My second trimester was difficult and filled with a lot of emotions. I returned to America and to everyday life. I started my new job, settled into a new church, and publicly announced my pregnancy. Growing a baby felt more real: I bought maternity clothes, read pregnancy books, chose a midwife, settled on a baby name, and got my first and only ultrasound. But I felt lonely in many ways, frustrated and stressed from work, and overall sad about this season.

I ended up quitting my job and it was one of the best decisions I could have made. I am healthier, happier, and loving these last two months before baby comes. I resumed my yoga practice and feel refreshed and rested. I see my husband more often because I am not working late nights, weekends, or out of town for days at a time. I feel like I am finally experiencing the famous second semester joys, e.g. renewed energy and great sex. But even though the second trimester is popular for being the pregnant woman's favorite, I am convinced that the third trimester is even better. Here's why:

  • I AM OBVIOUSLY PREGNANT.

It was noticeable to me at 10 weeks when I couldn't fit into any of my pants, but now the world has no doubt that my 30 lb weight gain is not solely the result of burgers and beer. I would rather have an extra cookie than the chair someone offers me, and now sometimes I can get both; but neither would have been an option during my first or second trimesters when people had no idea or were too polite to assume I was pregnant. In general, there is just more grace for me when it comes to snacking. I can show up to a potluck with a piece already cut from the cake I made, and although no one believes me when I say I genuinely was checking to make sure it was okay, they are understanding.

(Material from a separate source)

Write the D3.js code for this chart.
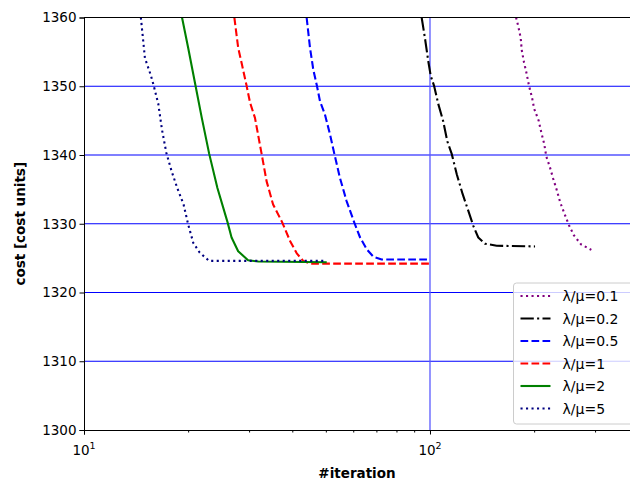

  • MY SELF-ESTEEM IS SOARING.

I am a hot mess going grocery shopping with my dirty hair in a bun and my belly busting out of one of those free T-shirts no one wants unless it is free, and I am stopped and told how cute I look. I go hiking with friends from out of town, and while they are struggling with the high altitude, I am beating them to the top of a small mountain. I post Instagrams where I am JUST STANDING THERE and get lots of likes and comments of how stunning it is that I am just standing there. And on days when I am kind of lazy, I remind myself that I clipped my toenails and it was really hard and I also am growing a human, and I feel much more productive.

  • GIFTS ARE MY LOVE LANGUAGE. LOTS OF GIFTS = LOTS OF LOVE.

My birthday was sad this year (I planned a party and cancelled it after I realized no one would come because I did not have any friends), so baby showers are a magical redo birthday. I never had a bridal or engagement shower or bachelorette party, so celebrating my baby's soon arrival is extra special in light of milestone festivities I missed. I freak out over every Amazon prime box that is left at my door and it's Christmas all over again. I spent a lot of time and research on our registry, so Noah does not have the same emotional attachment and excitement for our gifts, though I don't blame him for not getting pumped up about nipple cream like I do. And I've decided that these weeks of nesting and preparing for birth day are way better than my birthday anyway.

I CAN'T WAIT. Except I can. Because I LOVE my third trimester.